- [Stated goal]:
Copy out the material below in full, but not its images.
------------
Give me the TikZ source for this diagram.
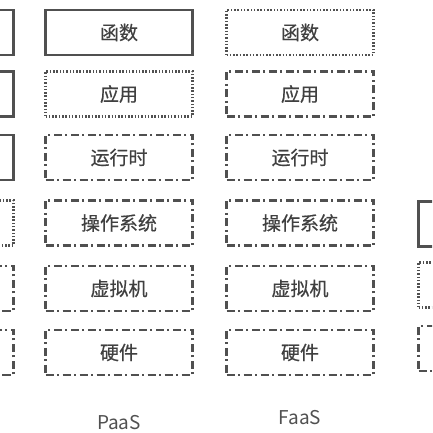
\documentclass[tikz,border=0pt]{standalone}
\usepackage{fontspec}
\setmainfont{Noto Sans CJK SC}[FakeBold=0.5]
\newfontfamily\lblfont{Noto Sans CJK SC}
\begin{document}
\begin{tikzpicture}[x=1pt,y=1pt,
  box/.style={minimum width=147pt,minimum height=45pt,inner sep=0pt,draw=linegray,text=textgray,font=\fontsize{19}{21}\selectfont},
  solidbox/.style={box,line width=2.4pt},
  dotbox/.style={box,line width=2.2pt,dash pattern=on 1.5pt off 1.8pt},
  dashdotbox/.style={box,line width=2.4pt,dash pattern=on 8pt off 3.5pt on 2pt off 3.5pt},
  lbl/.style={text=labelgray,font=\lblfont\fontsize{19}{21}\selectfont}]
\definecolor{linegray}{HTML}{505050}
\definecolor{textgray}{HTML}{404040}
\definecolor{labelgray}{HTML}{505050}
\useasboundingbox (0,0) rectangle (432,433);
\begin{scope}
\clip (0,0) rectangle (432,433);
% left partial column
\node[solidbox]   (l1) at (-60,400.5) {};
\node[solidbox]   (l2) at (-60,339) {};
\node[solidbox]   (l3) at (-60,275.5) {};
\node[dotbox]     (l4) at (-60,210) {};
\node[dashdotbox] (l5) at (-60,144.5) {};
\node[dashdotbox] (l6) at (-60,80.5) {};
% PaaS column
\node[solidbox]   (p1) at (119,400.5) {函数};
\node[dotbox]     (p2) at (119,339) {应用};
\node[dashdotbox] (p3) at (119,275.5) {运行时};
\node[dashdotbox] (p4) at (119,210) {操作系统};
\node[dashdotbox] (p5) at (119,144.5) {虚拟机};
\node[dashdotbox] (p6) at (119,80.5) {硬件};
\node[lbl] (pl) at (119,10) {PaaS};
% FaaS column
\node[dotbox]     (f1) at (300,400.5) {函数};
\node[dashdotbox] (f2) at (300,339) {应用};
\node[dashdotbox] (f3) at (300,275.5) {运行时};
\node[dashdotbox] (f4) at (300,210) {操作系统};
\node[dashdotbox] (f5) at (300,144.5) {虚拟机};
\node[dashdotbox] (f6) at (300,80.5) {硬件};
\node[lbl] (fl) at (300,15) {FaaS};
% right partial column
\node[solidbox]   (r4) at (492,209) {};
\node[dotbox]     (r5) at (492,148) {};
\node[dashdotbox] (r6) at (492,84.5) {};
\end{scope}
\end{tikzpicture}
\end{document}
------------
- [Complete output]:
Give me the TikZ source for this diagram.
\documentclass[tikz,border=0pt]{standalone}
\usepackage{fontspec}
\setmainfont{Noto Sans CJK SC}[FakeBold=0.5]
\newfontfamily\lblfont{Noto Sans CJK SC}
\begin{document}
\begin{tikzpicture}[x=1pt,y=1pt,
  box/.style={minimum width=147pt,minimum height=45pt,inner sep=0pt,draw=linegray,text=textgray,font=\fontsize{19}{21}\selectfont},
  solidbox/.style={box,line width=2.4pt},
  dotbox/.style={box,line width=2.2pt,dash pattern=on 1.5pt off 1.8pt},
  dashdotbox/.style={box,line width=2.4pt,dash pattern=on 8pt off 3.5pt on 2pt off 3.5pt},
  lbl/.style={text=labelgray,font=\lblfont\fontsize{19}{21}\selectfont}]
\definecolor{linegray}{HTML}{505050}
\definecolor{textgray}{HTML}{404040}
\definecolor{labelgray}{HTML}{505050}
\useasboundingbox (0,0) rectangle (432,433);
\begin{scope}
\clip (0,0) rectangle (432,433);
% left partial column
\node[solidbox]   (l1) at (-60,400.5) {};
\node[solidbox]   (l2) at (-60,339) {};
\node[solidbox]   (l3) at (-60,275.5) {};
\node[dotbox]     (l4) at (-60,210) {};
\node[dashdotbox] (l5) at (-60,144.5) {};
\node[dashdotbox] (l6) at (-60,80.5) {};
% PaaS column
\node[solidbox]   (p1) at (119,400.5) {函数};
\node[dotbox]     (p2) at (119,339) {应用};
\node[dashdotbox] (p3) at (119,275.5) {运行时};
\node[dashdotbox] (p4) at (119,210) {操作系统};
\node[dashdotbox] (p5) at (119,144.5) {虚拟机};
\node[dashdotbox] (p6) at (119,80.5) {硬件};
\node[lbl] (pl) at (119,10) {PaaS};
% FaaS column
\node[dotbox]     (f1) at (300,400.5) {函数};
\node[dashdotbox] (f2) at (300,339) {应用};
\node[dashdotbox] (f3) at (300,275.5) {运行时};
\node[dashdotbox] (f4) at (300,210) {操作系统};
\node[dashdotbox] (f5) at (300,144.5) {虚拟机};
\node[dashdotbox] (f6) at (300,80.5) {硬件};
\node[lbl] (fl) at (300,15) {FaaS};
% right partial column
\node[solidbox]   (r4) at (492,209) {};
\node[dotbox]     (r5) at (492,148) {};
\node[dashdotbox] (r6) at (492,84.5) {};
\end{scope}
\end{tikzpicture}
\end{document}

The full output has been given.